Readiness and Resistance: Exploring Digital Adoption Behaviour among Traditional MSMEs in Mitc Ayer Keroh, Malacca, Malaysia
by Abd Razak Ahmad, Wan Muhammad Idham Wan Mahdi, Wong Jun Chai
Published: December 6, 2025 • DOI: 10.47772/IJRISS.2025.91100241
Abstract
The rapid diffusion of digital technologies has transformed business ecosystems globally, presenting new possibilities for operational efficiency, innovation, and market expansion for micro, small, and medium enterprises (MSMEs). Yet, traditional MSMEs, often characterised by resource limitations, manual practices, and deep-rooted cultural norms, continue to lag in digital adoption despite the clear potential benefits. This conceptual paper investigates the determinants of shaping digital readiness and behavioural resistance among traditional MSMEs in MITC Ayer Keroh, Malacca, a semi-urban, tourism-driven commercial cluster.
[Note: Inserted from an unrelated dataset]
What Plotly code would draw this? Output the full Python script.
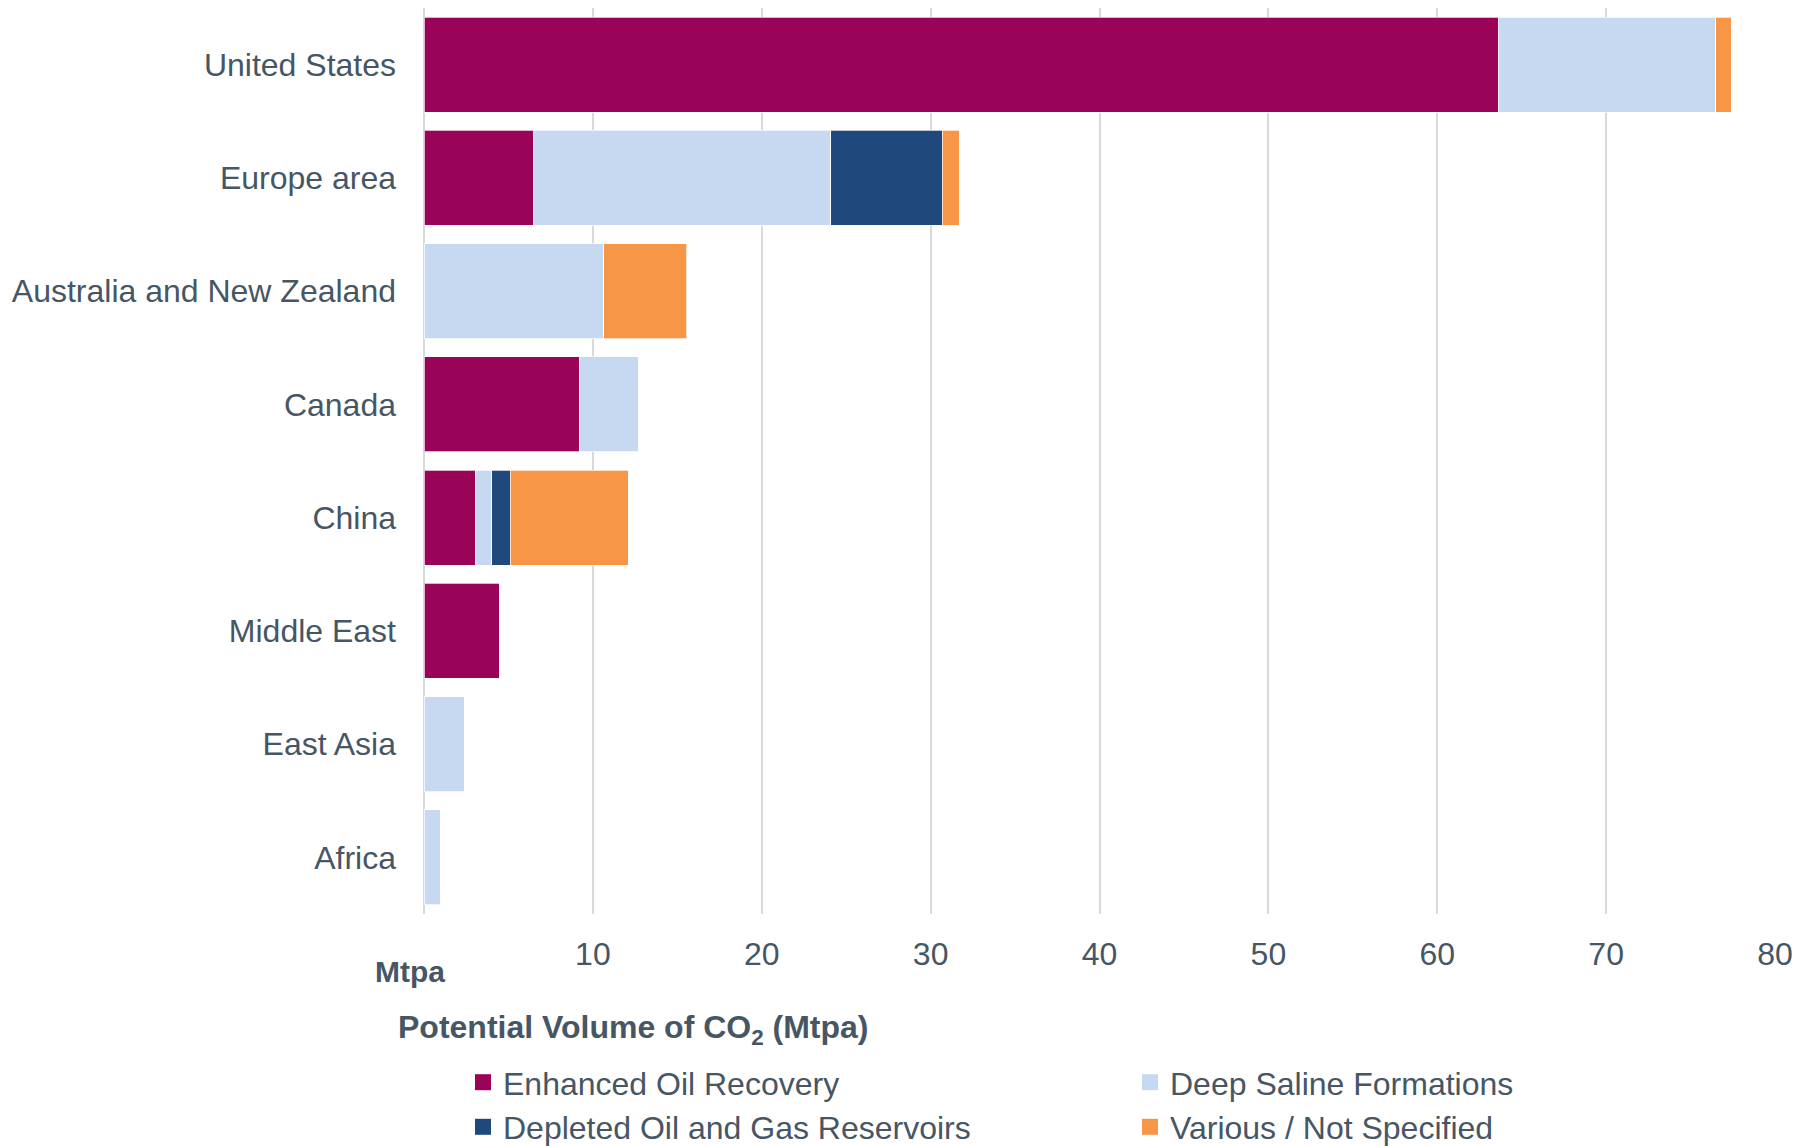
import plotly.graph_objects as go

regions = ["United States", "Europe area", "Australia and New Zealand", "Canada",
           "China", "Middle East", "East Asia", "Africa"]
eor      = [63.6, 6.5, 0.0, 9.2, 3.05, 4.45, 0.0, 0.0]
saline   = [12.9, 17.6, 10.65, 3.5, 0.95, 0.0, 2.4, 0.95]
depleted = [0.0, 6.6, 0.0, 0.0, 1.1, 0.0, 0.0, 0.0]
various  = [0.9, 1.0, 4.9, 0.0, 7.0, 0.0, 0.0, 0.0]

series_names = ["Enhanced Oil Recovery", "Deep Saline Formations",
                "Depleted Oil and Gas Reservoirs", "Various / Not Specified"]
series_values = [eor, saline, depleted, various]
colors = ["#9A0458", "#C6D9F1", "#1F497D", "#F79646"]

x_ticks = [10, 20, 30, 40, 50, 60, 70, 80]

TXT = "#465664"
FONT = "Liberation Sans, Arial, sans-serif"

fig = go.Figure()
for name, vals, col in zip(series_names, series_values, colors):
    fig.add_trace(go.Bar(
        y=regions, x=vals, orientation="h", name=name,
        marker=dict(color=col, line=dict(color="rgba(255,255,255,0.7)", width=1)),
        showlegend=False, legendgroup=name,
    ))
for name, col in zip(series_names, colors):
    fig.add_trace(go.Scatter(
        x=[None], y=[None], mode="markers", name=name, legendgroup=name,
        marker=dict(symbol="square", size=16, color=col), showlegend=True,
    ))

fig.update_layout(
    width=1798, height=1146,
    barmode="stack", bargap=0.16,
    paper_bgcolor="white", plot_bgcolor="white",
    margin=dict(l=424, r=23, t=8, b=232),
    font=dict(family=FONT, size=32, color=TXT),
    xaxis=dict(range=[0, 80], tickvals=x_ticks, ticktext=[str(v) for v in x_ticks],
               showgrid=True, gridcolor="#D9D9D9", gridwidth=2,
               zeroline=True, zerolinecolor="#D9D9D9", zerolinewidth=2,
               showline=False, ticks="", automargin=False,
               ticklabelstandoff=18, tickfont=dict(size=32, color=TXT)),
    yaxis=dict(categoryorder="array", categoryarray=regions, autorange="reversed",
               showgrid=False, zeroline=False, showline=False, ticks="",
               automargin=False,
               ticklabelstandoff=27, tickfont=dict(size=32, color=TXT)),
    legend=dict(orientation="h", xref="container", yref="container",
                x=0.2575, xanchor="left", y=0.0795, yanchor="top",
                entrywidth=622, font=dict(size=32, color=TXT),
                tracegroupgap=0, itemclick=False, bgcolor="rgba(0,0,0,0)"),
    annotations=[
        dict(text="<b>Mtpa</b>", xref="paper", yref="paper", x=-0.0104, y=-0.063,
             xanchor="center", yanchor="middle", showarrow=False,
             font=dict(size=30, color=TXT)),
        dict(text="<b>Potential Volume of CO<sub>2</sub> (Mtpa)</b>", xref="paper", yref="paper",
             x=0.155, y=-0.127, xanchor="center", yanchor="middle", showarrow=False,
             font=dict(size=32, color=TXT)),
    ],
)

fig.write_html("out.html",
               config={"displayModeBar": False},
               post_script="document.documentElement.style.margin='0';"
                           "document.body.style.margin='0';"
                           "document.body.style.overflow='hidden';")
Grounded in the Technology Acceptance Model (TAM) and extended with Trust as a critical construct, the study explores how perceived ease of use, perceived usefulness, and trust influence MSMEs’ intentions to adopt digital tools. The paper synthesises extensive literature and integrates insights from contextual challenges highlighted in regional studies, including financial constraints, skills gaps, infrastructure limitations, and resistance to change. While this study does not employ empirical data, it offers a theoretically driven conceptual framework to explain adoption behaviour, identifies external barriers affecting adoption decisions, and proposes hypotheses for future quantitative testing. The findings emphasise the need for targeted support mechanisms, user-friendly technologies, policy interventions, and ecosystem-based digital capability programmes tailored to traditional MSMEs. This work contributes to digital transformation scholarship by contextualising TAM within a tourism-centred semi-urban Malaysian setting and provides a foundation for future empirical studies on MSME digitalisation.